DEADLY WARS AND SAND MAFIAS!
Placing restrictions of the extraction of sand has led to an extensive underground network of criminal activity. Criminals, illegally digging up, transporting and selling sand. In India, the ‘sand mafia’ controls an illicit marker of a head-scratching $2.3 billion per year!
https://blogs.wsj.com/indiarealtime/2013/08/06/why-india-has-a-sand-mafia/
SAVE OUR SAND – WHAT ARE THE ALTERNATIVES?
Building using recycled concrete materials and also using more wood, bamboo and straw.
Increased rates of recycling of sand-rich products, such as sand.
We can even produce sand for construction from recycling glass!

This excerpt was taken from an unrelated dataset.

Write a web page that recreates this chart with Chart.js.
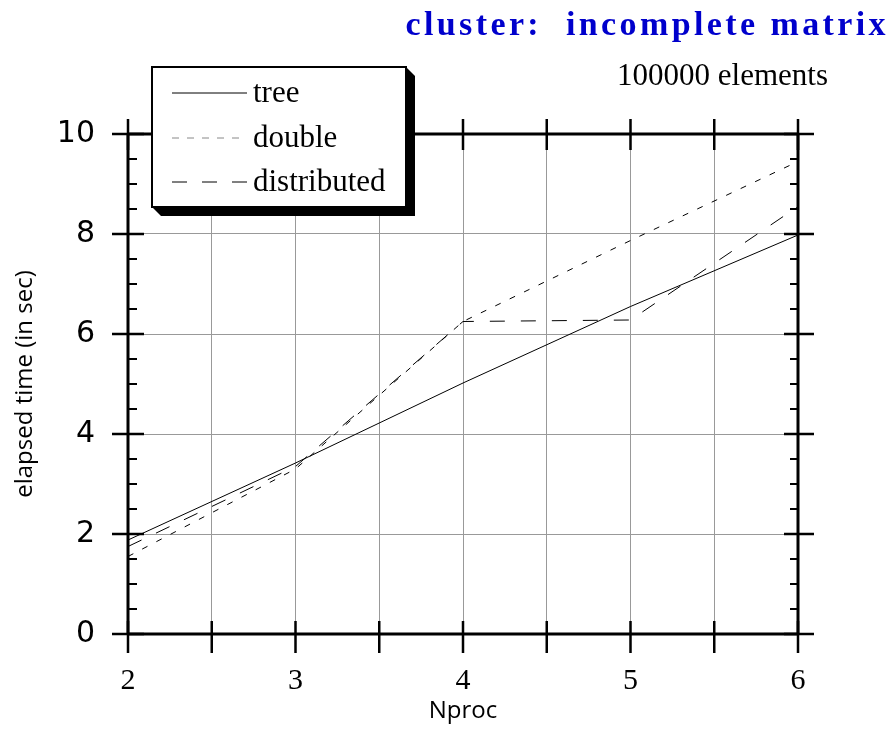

Ultimately in a world run by profit and large corporations, perhaps the Placing a higher cost on sand, and incorporating the environmental costs, as a disincentive to its over-mining. But, as we see from the sand mafias, this just pushes the problem into the non-formal sector. So it looks like we need a more fundamental shift in the sands, and that is a shift away from the reliance of modern society on sand!
So. Please.
Go shout about sand!
Even for a minute or two. Talk to your family, your neighbours, your friends. There is a huge gulf (of missing sand) between the huge size of the problem of over-mining the Earth’s sand and the size of the public awareness of the problem(s) (and the size of these beautiful tiny particles).